O uso de verba pública, diz, "é legítimo" e o "grande beneficiário é o telespectador, que tem acesso a produtos de qualidade". "O entretenimento é uma indústria e, como tal, tem direito à credito para produzir. Se eu fosse do governo, não teria dúvida em fomentar ao máximo a teledramaturgia, o que seria bom para o mercado interno e para a exportação."
Maior produtora de conteúdo da TV brasileira, a Globo se abre em ritmo lento à produção independente e ainda não exibiu um programa feito com verba pública. Teve de bancar, por exemplo, os custos de "Carandiru - Outras Histórias" (produzido pela HB, de Hector Babenco, e dirigido pelo cineasta) e de "Cidade dos Homens" (da 02, direção de Paulo Morelli, sócio da produtora).
Não poderia ter usado leis de incentivo porque não havia um canal estrangeiro associado ao projeto. Além disso, a Globo costuma ficar com os "direitos patrimoniais" das obras, ou seja, compra as séries das produtoras. Para que houvesse captação, o produto não poderia ser propriedade da rede.
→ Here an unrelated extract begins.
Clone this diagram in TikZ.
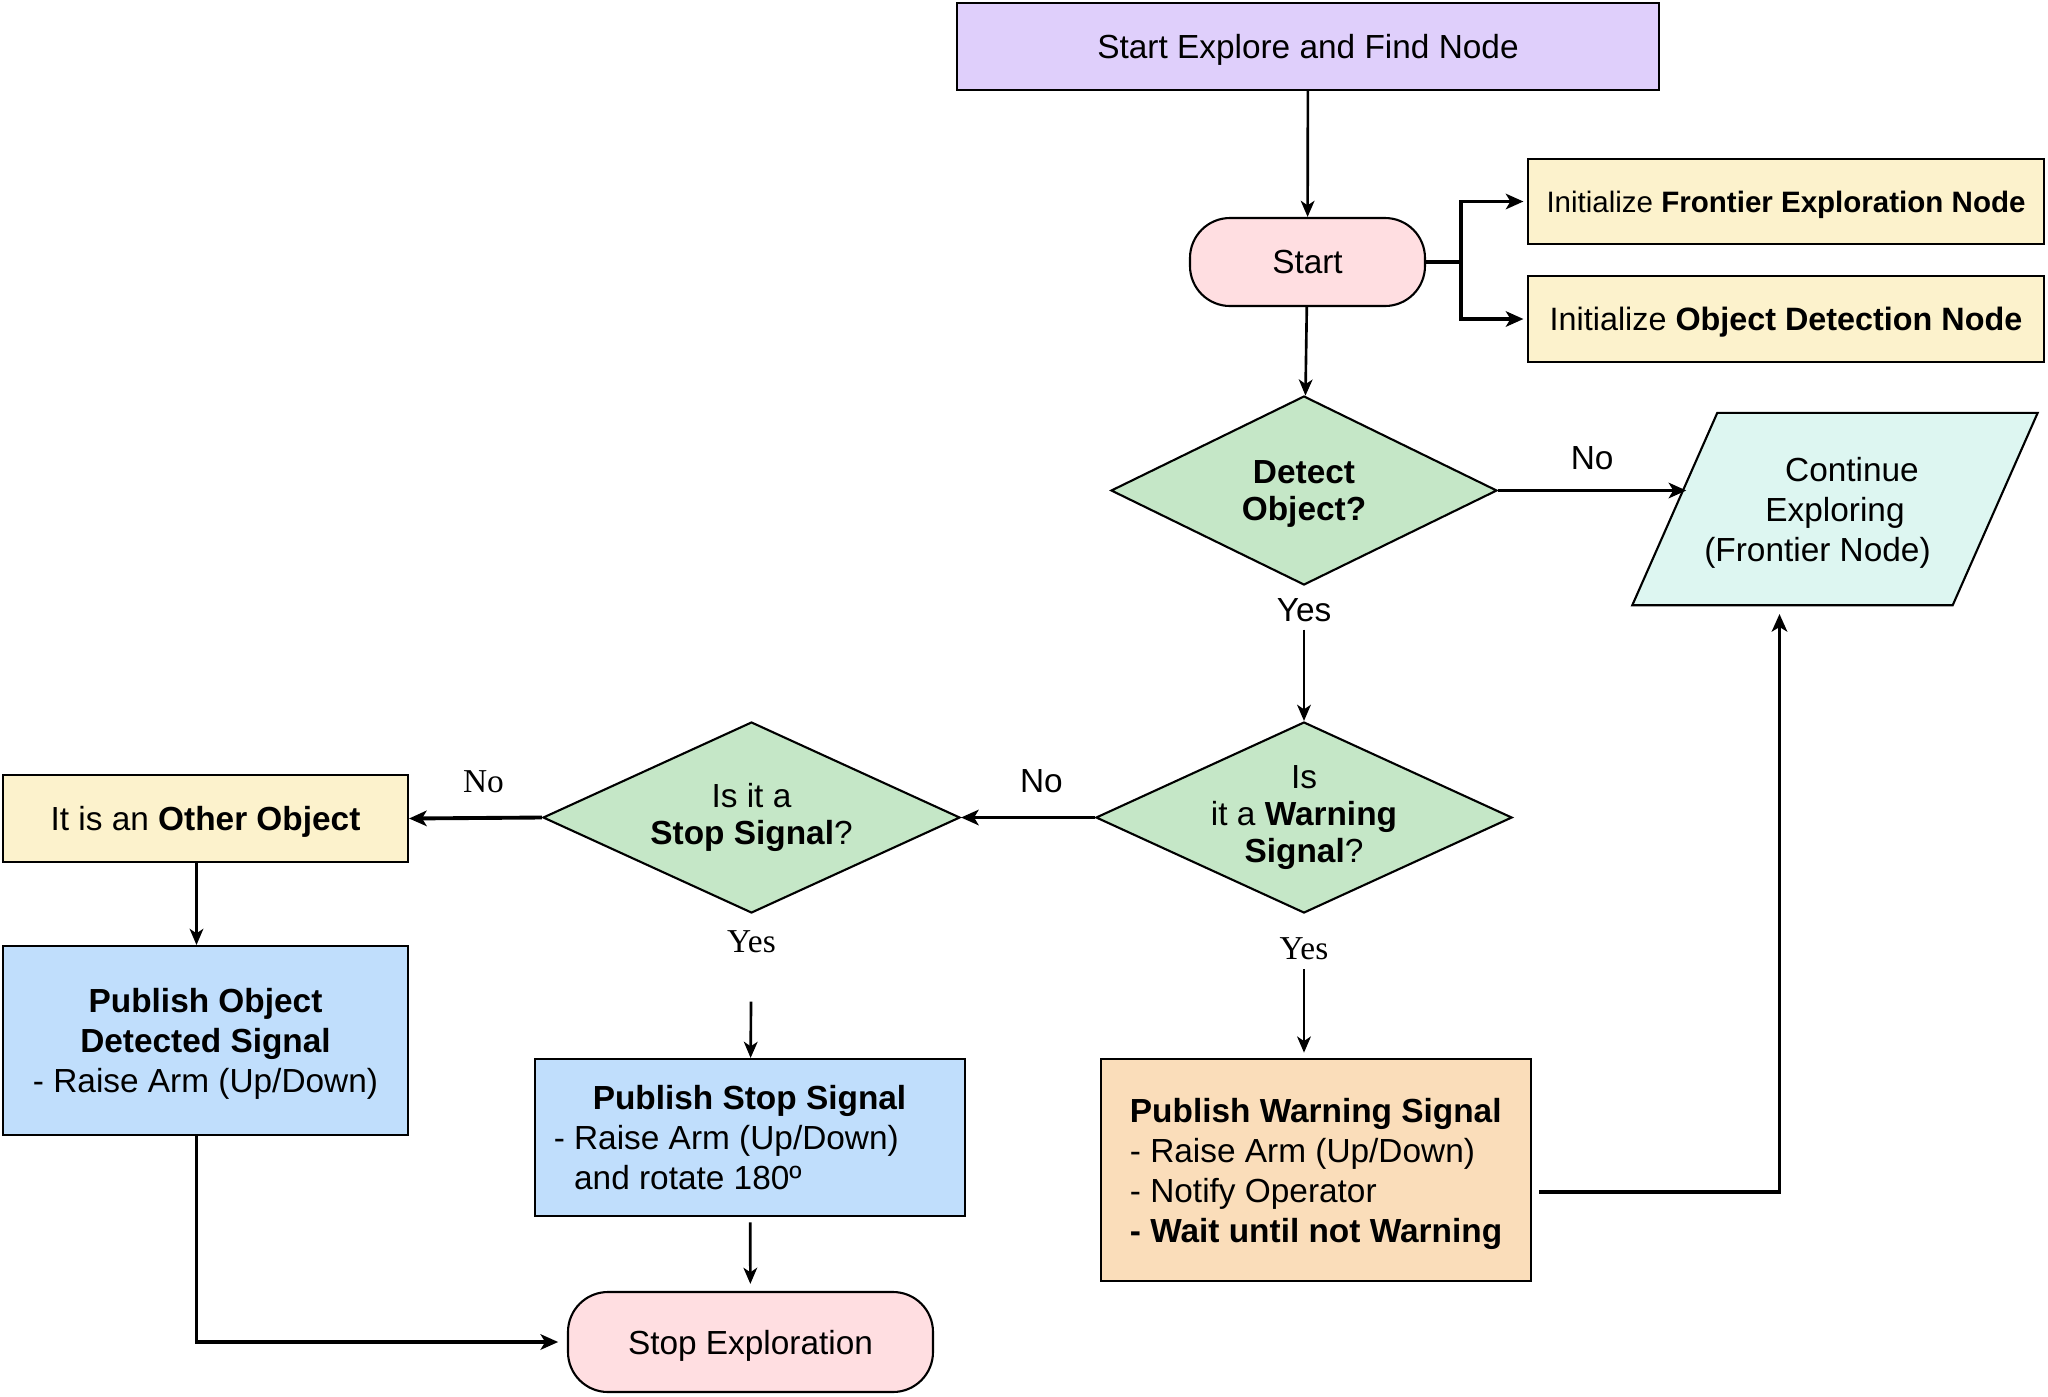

Sobre o fato de não ter captado verba pública para "Carandiru" e "Cidade dos Homens", a Central Globo de Comunicação afirma que "por incrível que pareça, as televisões abertas não podem usar esse recurso". "Como se vê, essa parceria com as produções independentes teria um estímulo ainda maior. A grande contradição é que as produtoras multinacionais, no entanto, podem captar esse dinheiro subsidiado."